- PROVIDED INFORMATION
--- Start ---
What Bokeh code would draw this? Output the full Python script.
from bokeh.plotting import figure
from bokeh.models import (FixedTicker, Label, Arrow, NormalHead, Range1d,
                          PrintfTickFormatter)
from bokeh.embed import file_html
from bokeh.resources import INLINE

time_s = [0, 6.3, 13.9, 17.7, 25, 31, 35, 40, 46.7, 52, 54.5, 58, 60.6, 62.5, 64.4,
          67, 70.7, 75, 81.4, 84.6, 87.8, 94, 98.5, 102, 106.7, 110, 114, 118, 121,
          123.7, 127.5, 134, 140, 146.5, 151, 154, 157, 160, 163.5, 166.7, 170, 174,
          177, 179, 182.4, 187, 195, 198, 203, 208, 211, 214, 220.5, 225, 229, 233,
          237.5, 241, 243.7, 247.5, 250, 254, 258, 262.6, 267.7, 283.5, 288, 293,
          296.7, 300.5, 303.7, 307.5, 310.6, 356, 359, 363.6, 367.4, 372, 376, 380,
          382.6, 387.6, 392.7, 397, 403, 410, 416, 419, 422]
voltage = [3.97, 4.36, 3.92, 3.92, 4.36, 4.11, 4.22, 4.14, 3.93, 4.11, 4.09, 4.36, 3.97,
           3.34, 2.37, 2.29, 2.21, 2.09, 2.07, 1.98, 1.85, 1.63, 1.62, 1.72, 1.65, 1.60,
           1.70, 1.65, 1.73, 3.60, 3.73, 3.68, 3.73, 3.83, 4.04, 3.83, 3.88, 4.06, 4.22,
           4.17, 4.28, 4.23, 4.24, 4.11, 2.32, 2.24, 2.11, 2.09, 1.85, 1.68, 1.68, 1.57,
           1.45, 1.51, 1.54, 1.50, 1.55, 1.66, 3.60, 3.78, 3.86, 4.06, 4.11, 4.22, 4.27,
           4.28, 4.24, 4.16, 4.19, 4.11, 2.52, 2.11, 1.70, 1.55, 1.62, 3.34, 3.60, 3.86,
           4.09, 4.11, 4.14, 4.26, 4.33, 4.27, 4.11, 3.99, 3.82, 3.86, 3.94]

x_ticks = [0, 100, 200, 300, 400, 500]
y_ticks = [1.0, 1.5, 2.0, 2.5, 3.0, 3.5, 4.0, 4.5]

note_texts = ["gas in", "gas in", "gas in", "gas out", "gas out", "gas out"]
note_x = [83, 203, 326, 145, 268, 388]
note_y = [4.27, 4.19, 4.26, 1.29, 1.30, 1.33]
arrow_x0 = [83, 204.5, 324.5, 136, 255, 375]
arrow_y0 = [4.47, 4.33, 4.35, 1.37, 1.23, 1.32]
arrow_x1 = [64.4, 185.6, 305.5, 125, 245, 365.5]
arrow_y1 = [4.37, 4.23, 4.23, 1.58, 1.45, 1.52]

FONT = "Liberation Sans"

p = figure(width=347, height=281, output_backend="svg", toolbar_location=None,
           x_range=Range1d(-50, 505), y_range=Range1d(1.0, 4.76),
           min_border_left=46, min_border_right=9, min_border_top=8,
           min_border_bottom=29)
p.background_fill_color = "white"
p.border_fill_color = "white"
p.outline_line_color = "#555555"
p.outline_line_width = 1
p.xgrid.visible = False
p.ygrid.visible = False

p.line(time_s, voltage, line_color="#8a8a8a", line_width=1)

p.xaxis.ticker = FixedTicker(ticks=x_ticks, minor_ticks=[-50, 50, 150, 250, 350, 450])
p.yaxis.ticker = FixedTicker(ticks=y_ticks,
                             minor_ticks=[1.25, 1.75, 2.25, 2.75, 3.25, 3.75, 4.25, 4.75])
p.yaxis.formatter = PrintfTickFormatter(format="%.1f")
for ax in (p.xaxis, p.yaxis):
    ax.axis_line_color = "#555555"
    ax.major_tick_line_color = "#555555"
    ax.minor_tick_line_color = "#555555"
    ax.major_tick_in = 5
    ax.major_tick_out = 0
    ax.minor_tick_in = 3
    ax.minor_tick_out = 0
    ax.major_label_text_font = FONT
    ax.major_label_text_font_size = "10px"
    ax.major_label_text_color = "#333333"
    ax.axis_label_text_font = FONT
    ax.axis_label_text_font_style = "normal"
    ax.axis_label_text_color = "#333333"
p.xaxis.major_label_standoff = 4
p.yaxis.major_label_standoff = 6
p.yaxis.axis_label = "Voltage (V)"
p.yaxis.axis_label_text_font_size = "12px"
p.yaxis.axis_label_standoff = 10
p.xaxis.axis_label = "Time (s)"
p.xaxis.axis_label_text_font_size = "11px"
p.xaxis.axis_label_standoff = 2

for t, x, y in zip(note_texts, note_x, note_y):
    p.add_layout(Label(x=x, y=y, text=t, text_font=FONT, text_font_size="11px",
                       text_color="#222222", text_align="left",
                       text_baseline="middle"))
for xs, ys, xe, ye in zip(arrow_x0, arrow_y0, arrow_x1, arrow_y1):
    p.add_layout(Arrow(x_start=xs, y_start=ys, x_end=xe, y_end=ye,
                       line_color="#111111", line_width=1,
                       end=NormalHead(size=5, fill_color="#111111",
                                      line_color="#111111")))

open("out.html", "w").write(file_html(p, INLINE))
--- End ---
--- Start ---
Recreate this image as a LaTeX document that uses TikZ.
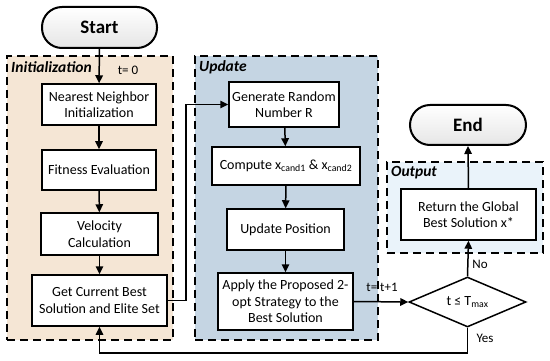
--- End ---
--- Start ---
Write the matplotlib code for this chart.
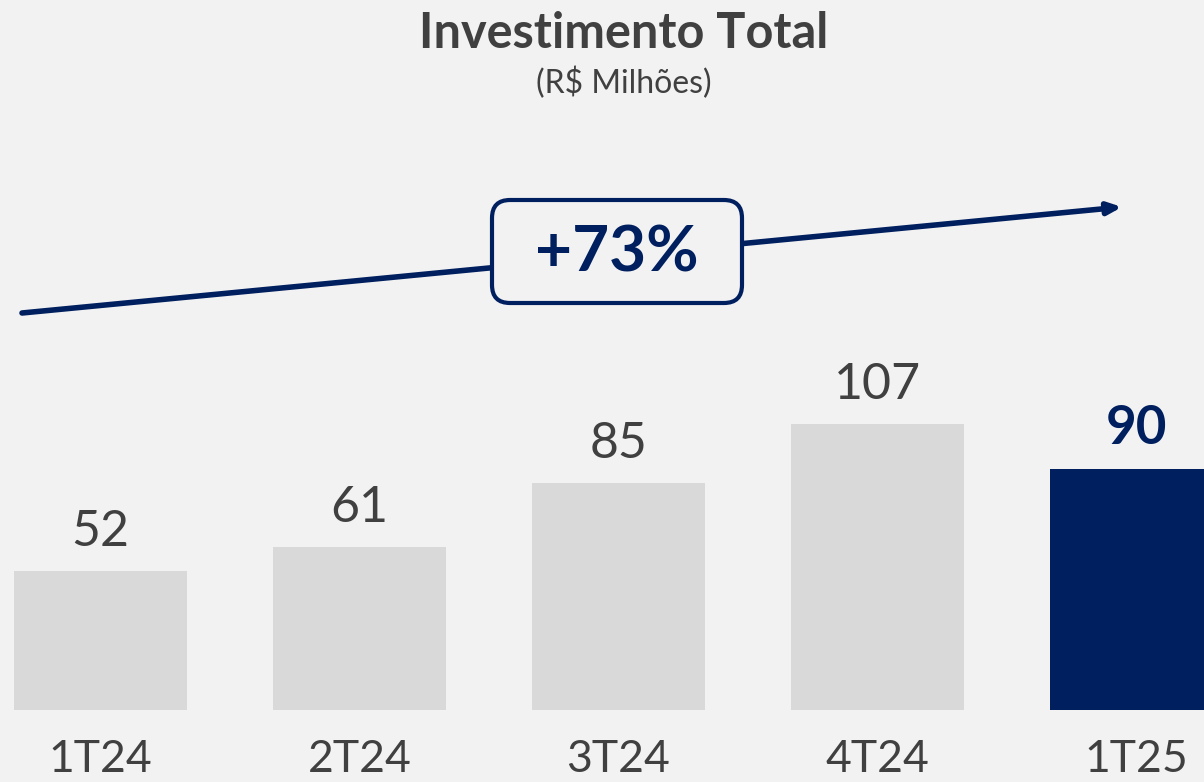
--- End ---
- EXERCISE DETAILS
Keep both end lines and retype everything in the records above from the line containing "What Bokeh code" through the line containing "from bokeh.resources import INLINE", exactly, with nothing else.

- CORRECT ANSWER
What Bokeh code would draw this? Output the full Python script.
from bokeh.plotting import figure
from bokeh.models import (FixedTicker, Label, Arrow, NormalHead, Range1d,
                          PrintfTickFormatter)
from bokeh.embed import file_html
from bokeh.resources import INLINE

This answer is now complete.